3. Ex. A is a sale deed dated 4th March 1914 of certain lands in Padi village. The relevant recitals therein are as follows:
Having sold to you this day for Rs. 1,500 I have received in full the amount of sale consideration being the amount which was gifted to yon by Narayanaswami Chetti as the agent of you disciples . . . for the purchase of feeding the Desantra Brahmins at the time of the Brahmotsavam of Sri Padmavati Thayaralu Varu at Tiruchanur.
4. Both the sale deeds contain the operative words which convey the property absolutely to defendant 1 with the full powers of alienation, gift, sale, etc. The evidence of P.W. 2 is that defendant 1 was the guru of her husband Narayanaswami Chetti, who is mentioned in the sale deeds, that he used to come to her places for collecting subscriptions, that he was himself feeding Brahmins in Tiruchanur, that he desired a house for that purpose and that moneys were raised by the disciples and given to him to enable him to have the said charity conducted. P.W. 3 does not know anything personally about it; he simply states that Narayanaswami Chetti told him that a house was wanted for the purpose of having the charity conducted and that ever since the purchase he knew that the feeding was done in the said house. There is no other evidence besides this.
5. The question is, are the suit properties dedicated to a charitable trust? I shall assume for the purpose of this case that a trust for the feeding of Brahmins is a valid charitable trust. The question still remains, was a trust created? From the said evidence it appears that two sums of money were gifted to defendant 1. The gift was prima facie absolute. The object of the gift was no doubt to satisfy the wishes of defendant 1, namely to put him in possession of funds to enable him to carry on the charity which he was per. forming. Defendant 1 is clearly the beneficiary. A beneficiary should not be made a trustee unless there are clear words indicating that he was intended to be made a trustee. All that the evidence indicates is that defendant 1 himself was doing some charity, namely feeding Brahmins; it was a charity which was entirely under his control both in the manner and method of performance.
6. It is common knowledge that an acharya like defendant 1 visits his disciples and collects moneys for the performance of the various objects which he has in view and that the disciples generally make gifts at such visits; whenever such gifts are made, they are always intended to be given absolutely to the guru because the object of such gift is to gain spiritual merit. The words appearing in the sale deeds are 'dattam' and 'samarpimpabadina' which connote an absolute gift.

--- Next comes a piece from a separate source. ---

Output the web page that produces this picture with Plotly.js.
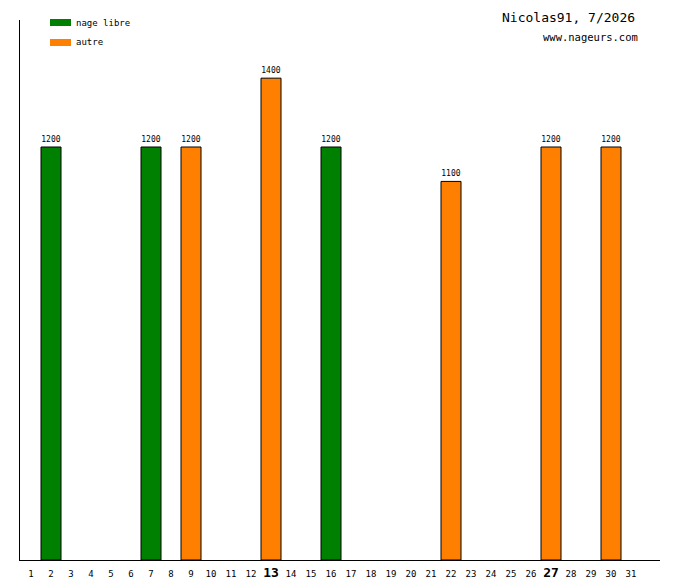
<!DOCTYPE html>
<html>
<head>
<meta charset="utf-8">
<script src="https://cdn.plot.ly/plotly-3.0.1.min.js"></script>
<style>
  html, body { margin: 0; padding: 0; background: #ffffff; }
  #chart { width: 680px; height: 580px; }
</style>
</head>
<body>
<div id="chart"></div>
<script>
// Swims of the month, one bar per day
const days = Array.from({ length: 31 }, (_, i) => i + 1);
const boldDays = [13, 27];

const freeDays = [2, 7, 16];
const freeMeters = [1200, 1200, 1200];

const otherDays = [9, 13, 22, 27, 30];
const otherMeters = [1200, 1400, 1100, 1200, 1200];

const green = "#008000";
const orange = "#ff8000";
const mono = "DejaVu Sans Mono, monospace";

const tickText = days.map(d =>
  boldDays.includes(d)
    ? `<b><span style="font-size:13px">${d}</span></b>`
    : String(d)
);

function barTrace(x, y, color, name) {
  return {
    type: "bar",
    x: x,
    y: y,
    name: name,
    width: 1,
    marker: { color: color, line: { color: "#000000", width: 1 } },
    text: y.map(String),
    textposition: "outside",
    cliponaxis: false,
    textfont: { family: mono, size: 8, color: "#000000" },
    hoverinfo: "skip",
    showlegend: false,
  };
}

const data = [
  barTrace(freeDays, freeMeters, green, "nage libre"),
  barTrace(otherDays, otherMeters, orange, "autre"),
];

const layout = {
  width: 680,
  height: 580,
  margin: { t: 20, l: 20, r: 20, b: 20 },
  paper_bgcolor: "#ffffff",
  plot_bgcolor: "#ffffff",
  barmode: "overlay",
  showlegend: false,
  font: { family: mono, color: "#000000" },
  xaxis: {
    range: [0.45, 32.45],
    tickvals: days,
    ticktext: tickText,
    tickfont: { family: mono, size: 9, color: "#000000" },
    ticks: "",
    ticklen: 0,
    ticklabelstandoff: 5,
    showgrid: false,
    zeroline: false,
    showline: true,
    linecolor: "#000000",
    linewidth: 1,
    fixedrange: true,
  },
  yaxis: {
    range: [0, 1569],
    showticklabels: false,
    ticks: "",
    showgrid: false,
    zeroline: false,
    showline: true,
    linecolor: "#000000",
    linewidth: 1,
    fixedrange: true,
  },
  // legend swatches drawn by hand, top-left
  shapes: [
    { type: "rect", xref: "paper", yref: "paper",
      x0: 30 / 640, x1: 51 / 640, y0: (560 - 26) / 540, y1: (560 - 19) / 540,
      fillcolor: green, line: { width: 0 } },
    { type: "rect", xref: "paper", yref: "paper",
      x0: 30 / 640, x1: 51 / 640, y0: (560 - 46) / 540, y1: (560 - 39) / 540,
      fillcolor: orange, line: { width: 0 } },
  ],
  annotations: [
    { text: "nage libre", xref: "paper", yref: "paper",
      x: 54 / 640, y: (560 - 22.5) / 540, xanchor: "left", yanchor: "middle",
      showarrow: false, font: { family: mono, size: 9 } },
    { text: "autre", xref: "paper", yref: "paper",
      x: 54 / 640, y: (560 - 42.5) / 540, xanchor: "left", yanchor: "middle",
      showarrow: false, font: { family: mono, size: 9 } },
    { text: "Nicolas91, 7/2026", xref: "paper", yref: "paper",
      x: 617 / 640, y: (560 - 18) / 540, xanchor: "right", yanchor: "middle",
      showarrow: false, font: { family: mono, size: 13 } },
    { text: "www.nageurs.com", xref: "paper", yref: "paper",
      x: 620 / 640, y: (560 - 37) / 540, xanchor: "right", yanchor: "middle",
      showarrow: false, font: { family: mono, size: 10.5 } },
  ],
};

Plotly.newPlot("chart", data, layout, { displayModeBar: false, staticPlot: true });
</script>
</body>
</html>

Having regard to the relationship between a guru and a disciple, it would hardly have been in the contemplation of the disciples to impose any restriction in the utilization of the moneys which were given to him absolutely or 'exact any promise or declaration to bind him'. The holiness and sanctity of the guru are always taken as a guarantee for the due carrying out of any wishes which a disciple might express in making a gift to him. Before a trust can be found there must be an intention to create a trust. It is a recognized rule of construction that where a gift is absolute, followed by words merely expressing the motive of the gift, no trust at all would, be inferred. In Mackett v. Mackett (1872) 14 Eq 49 one John Brough on his death bequeathed all his personal property to one Sarah Mackett and to her heirs for her sole and separate use and in regard to the property so given, the proceeds to be applied for the upbringing and maintenance of J.M. and all her children. Sir James Bacon, Vice Chancellor, held that no trust was created. He observed thus at p. 53:
As to his personal estate, he gives it absolutely and without qualification to Mrs. Mackett for her sole and separate use. He then adds these words: and the proceeds to be applied by her in the bringing up and maintenance of her children. No doubt by these words he expresses the motive of his gift. But he lays no restriction upon the legatee.
7. The evidence in this case discloses nothing more than an absolute gift of the moneys to defendant 1 accompanied with an expression of a wish as to the mode of employing it, namely to carry on the charity which he was doing. The disappointment of a wish or expectation cannot be a reason for raising a trust. I am therefore of the opinion that there is no trust as alleged and the suit property is not trust property. The view taken by both the lower Courts is right. In the result, the second appeal fails and is dismissed with costs of respondent 2. Leave refused.